■ **Stated exercise**: Leave out any pictures and transcribe all other data below exactly.

■ **Raw data**:
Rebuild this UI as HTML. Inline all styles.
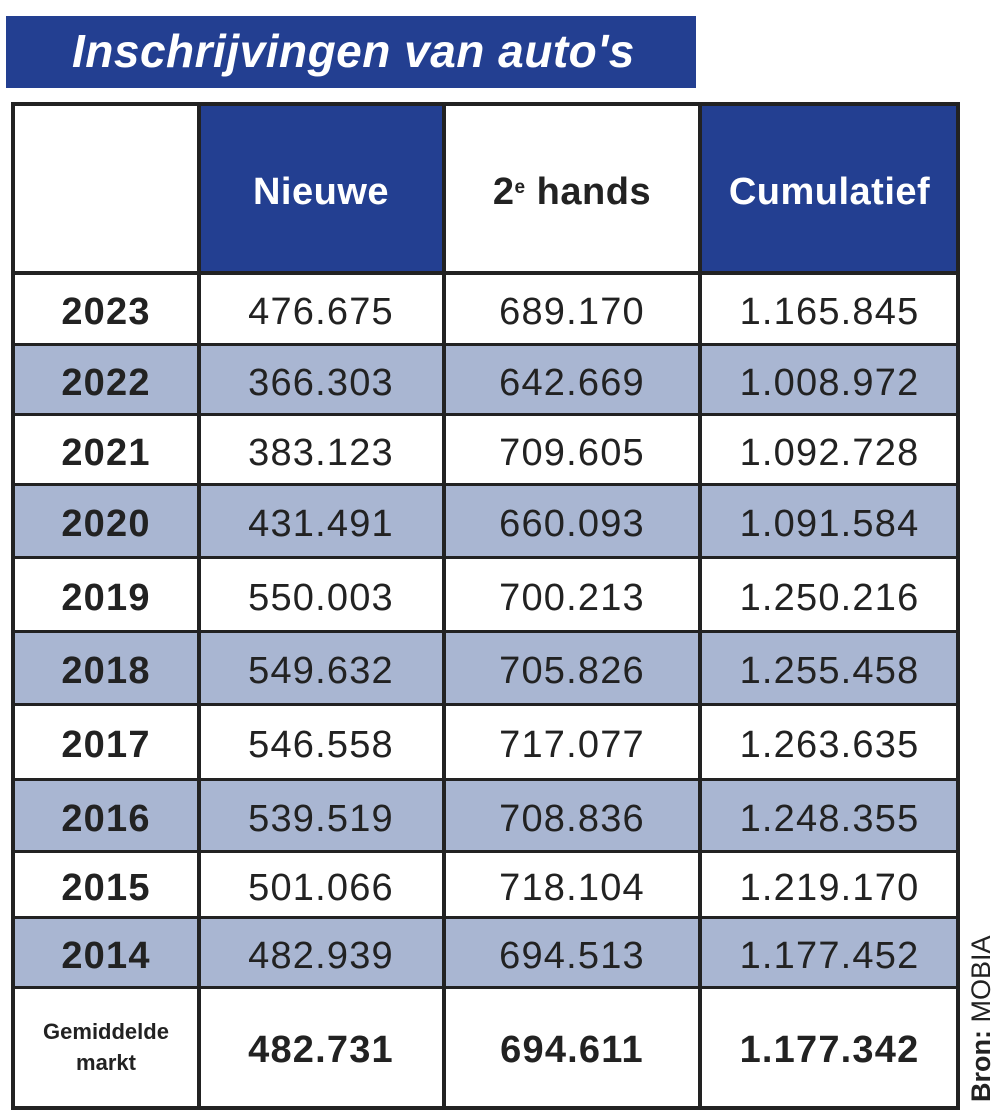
<!DOCTYPE html>
<html><head><style>
body{margin:0;width:1000px;height:1120px;background:#fff;position:relative;font-family:"Liberation Sans",sans-serif;overflow:hidden}
.t{position:absolute;left:6px;top:16px;width:690px;height:72px;background:#233f91}
.t span{position:absolute;left:66px;top:8px;color:#fff;font-style:italic;font-weight:bold;font-size:46px;letter-spacing:0.5px}
.c{position:absolute;display:flex;align-items:center;justify-content:center;font-size:38px;letter-spacing:1.2px;color:#222;box-sizing:border-box;padding-top:6px}
.b{font-weight:bold}
.h{position:absolute;background:#233f91}
.s{position:absolute;background:#a9b6d2}
.l{position:absolute;background:#222}
</style></head><body>
<div class="t"><span>Inschrijvingen van auto's</span></div>
<div class="h" style="left:198px;top:103px;width:245px;height:170px"></div>
<div class="h" style="left:700px;top:103px;width:258px;height:170px"></div>
<div class="s" style="left:12px;top:345px;width:946px;height:70px"></div>
<div class="s" style="left:12px;top:485px;width:946px;height:73px"></div>
<div class="s" style="left:12px;top:632px;width:946px;height:73px"></div>
<div class="s" style="left:12px;top:780px;width:946px;height:72px"></div>
<div class="s" style="left:12px;top:918px;width:946px;height:70px"></div>
<div class="l" style="left:11px;top:102px;width:949px;height:4px"></div>
<div class="l" style="left:11px;top:1106px;width:949px;height:4px"></div>
<div class="l" style="left:11px;top:102px;width:4px;height:1008px"></div>
<div class="l" style="left:956px;top:102px;width:4px;height:1008px"></div>
<div class="l" style="left:197px;top:102px;width:4px;height:1008px"></div>
<div class="l" style="left:442px;top:102px;width:4px;height:1008px"></div>
<div class="l" style="left:698px;top:102px;width:4px;height:1008px"></div>
<div class="l" style="left:11px;top:271px;width:949px;height:4px"></div>
<div class="l" style="left:11px;top:343px;width:949px;height:3px"></div>
<div class="l" style="left:11px;top:413px;width:949px;height:3px"></div>
<div class="l" style="left:11px;top:483px;width:949px;height:3px"></div>
<div class="l" style="left:11px;top:556px;width:949px;height:3px"></div>
<div class="l" style="left:11px;top:630px;width:949px;height:3px"></div>
<div class="l" style="left:11px;top:703px;width:949px;height:3px"></div>
<div class="l" style="left:11px;top:778px;width:949px;height:3px"></div>
<div class="l" style="left:11px;top:850px;width:949px;height:3px"></div>
<div class="l" style="left:11px;top:916px;width:949px;height:3px"></div>
<div class="l" style="left:11px;top:986px;width:949px;height:3px"></div>
<div class="c b" style="left:200px;top:105px;width:242px;height:168px;color:#fff;letter-spacing:0.5px">Nieuwe</div>
<div class="c b" style="left:445px;top:105px;width:254px;height:168px;letter-spacing:0.5px">2<sup style="font-size:19px;position:relative;top:-4px">e</sup>&nbsp;hands</div>
<div class="c b" style="left:702px;top:105px;width:255px;height:168px;color:#fff;letter-spacing:0.5px">Cumulatief</div>
<div id="rows"></div>
<script>
var d=[["2023","476.675","689.170","1.165.845",273,345],["2022","366.303","642.669","1.008.972",345,415],["2021","383.123","709.605","1.092.728",415,485],["2020","431.491","660.093","1.091.584",485,558],["2019","550.003","700.213","1.250.216",558,632],["2018","549.632","705.826","1.255.458",632,705],["2017","546.558","717.077","1.263.635",705,780],["2016","539.519","708.836","1.248.355",780,852],["2015","501.066","718.104","1.219.170",852,918],["2014","482.939","694.513","1.177.452",918,988]];
var xs=[[14,184],[200,242],[445,254],[702,255]],h="";
d.forEach(function(r){for(var i=0;i<4;i++){h+='<div class="c'+(i==0?' b':'')+'" style="left:'+xs[i][0]+'px;top:'+r[4]+'px;width:'+xs[i][1]+'px;height:'+(r[5]-r[4])+'px">'+r[i]+'</div>';}});
document.getElementById("rows").innerHTML=h;
</script>
<div class="c b" style="left:14px;top:988px;width:184px;height:118px;font-size:22px;line-height:31px;letter-spacing:0;text-align:center;padding-top:0">Gemiddelde<br>markt</div>
<div class="c b" style="left:200px;top:988px;width:242px;height:118px">482.731</div>
<div class="c b" style="left:445px;top:988px;width:254px;height:118px">694.611</div>
<div class="c b" style="left:702px;top:988px;width:255px;height:118px">1.177.342</div>
<div style="position:absolute;left:966px;top:1102px;transform:rotate(-90deg);transform-origin:0 0;font-size:27px;color:#222;white-space:nowrap;width:180px"><b>Bron:</b> MOBIA</div>
</body></html>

■ **Problem solution**:
Rebuild this UI as HTML. Inline all styles.
<!DOCTYPE html>
<html><head><style>
body{margin:0;width:1000px;height:1120px;background:#fff;position:relative;font-family:"Liberation Sans",sans-serif;overflow:hidden}
.t{position:absolute;left:6px;top:16px;width:690px;height:72px;background:#233f91}
.t span{position:absolute;left:66px;top:8px;color:#fff;font-style:italic;font-weight:bold;font-size:46px;letter-spacing:0.5px}
.c{position:absolute;display:flex;align-items:center;justify-content:center;font-size:38px;letter-spacing:1.2px;color:#222;box-sizing:border-box;padding-top:6px}
.b{font-weight:bold}
.h{position:absolute;background:#233f91}
.s{position:absolute;background:#a9b6d2}
.l{position:absolute;background:#222}
</style></head><body>
<div class="t"><span>Inschrijvingen van auto's</span></div>
<div class="h" style="left:198px;top:103px;width:245px;height:170px"></div>
<div class="h" style="left:700px;top:103px;width:258px;height:170px"></div>
<div class="s" style="left:12px;top:345px;width:946px;height:70px"></div>
<div class="s" style="left:12px;top:485px;width:946px;height:73px"></div>
<div class="s" style="left:12px;top:632px;width:946px;height:73px"></div>
<div class="s" style="left:12px;top:780px;width:946px;height:72px"></div>
<div class="s" style="left:12px;top:918px;width:946px;height:70px"></div>
<div class="l" style="left:11px;top:102px;width:949px;height:4px"></div>
<div class="l" style="left:11px;top:1106px;width:949px;height:4px"></div>
<div class="l" style="left:11px;top:102px;width:4px;height:1008px"></div>
<div class="l" style="left:956px;top:102px;width:4px;height:1008px"></div>
<div class="l" style="left:197px;top:102px;width:4px;height:1008px"></div>
<div class="l" style="left:442px;top:102px;width:4px;height:1008px"></div>
<div class="l" style="left:698px;top:102px;width:4px;height:1008px"></div>
<div class="l" style="left:11px;top:271px;width:949px;height:4px"></div>
<div class="l" style="left:11px;top:343px;width:949px;height:3px"></div>
<div class="l" style="left:11px;top:413px;width:949px;height:3px"></div>
<div class="l" style="left:11px;top:483px;width:949px;height:3px"></div>
<div class="l" style="left:11px;top:556px;width:949px;height:3px"></div>
<div class="l" style="left:11px;top:630px;width:949px;height:3px"></div>
<div class="l" style="left:11px;top:703px;width:949px;height:3px"></div>
<div class="l" style="left:11px;top:778px;width:949px;height:3px"></div>
<div class="l" style="left:11px;top:850px;width:949px;height:3px"></div>
<div class="l" style="left:11px;top:916px;width:949px;height:3px"></div>
<div class="l" style="left:11px;top:986px;width:949px;height:3px"></div>
<div class="c b" style="left:200px;top:105px;width:242px;height:168px;color:#fff;letter-spacing:0.5px">Nieuwe</div>
<div class="c b" style="left:445px;top:105px;width:254px;height:168px;letter-spacing:0.5px">2<sup style="font-size:19px;position:relative;top:-4px">e</sup>&nbsp;hands</div>
<div class="c b" style="left:702px;top:105px;width:255px;height:168px;color:#fff;letter-spacing:0.5px">Cumulatief</div>
<div id="rows"></div>
<script>
var d=[["2023","476.675","689.170","1.165.845",273,345],["2022","366.303","642.669","1.008.972",345,415],["2021","383.123","709.605","1.092.728",415,485],["2020","431.491","660.093","1.091.584",485,558],["2019","550.003","700.213","1.250.216",558,632],["2018","549.632","705.826","1.255.458",632,705],["2017","546.558","717.077","1.263.635",705,780],["2016","539.519","708.836","1.248.355",780,852],["2015","501.066","718.104","1.219.170",852,918],["2014","482.939","694.513","1.177.452",918,988]];
var xs=[[14,184],[200,242],[445,254],[702,255]],h="";
d.forEach(function(r){for(var i=0;i<4;i++){h+='<div class="c'+(i==0?' b':'')+'" style="left:'+xs[i][0]+'px;top:'+r[4]+'px;width:'+xs[i][1]+'px;height:'+(r[5]-r[4])+'px">'+r[i]+'</div>';}});
document.getElementById("rows").innerHTML=h;
</script>
<div class="c b" style="left:14px;top:988px;width:184px;height:118px;font-size:22px;line-height:31px;letter-spacing:0;text-align:center;padding-top:0">Gemiddelde<br>markt</div>
<div class="c b" style="left:200px;top:988px;width:242px;height:118px">482.731</div>
<div class="c b" style="left:445px;top:988px;width:254px;height:118px">694.611</div>
<div class="c b" style="left:702px;top:988px;width:255px;height:118px">1.177.342</div>
<div style="position:absolute;left:966px;top:1102px;transform:rotate(-90deg);transform-origin:0 0;font-size:27px;color:#222;white-space:nowrap;width:180px"><b>Bron:</b> MOBIA</div>
</body></html>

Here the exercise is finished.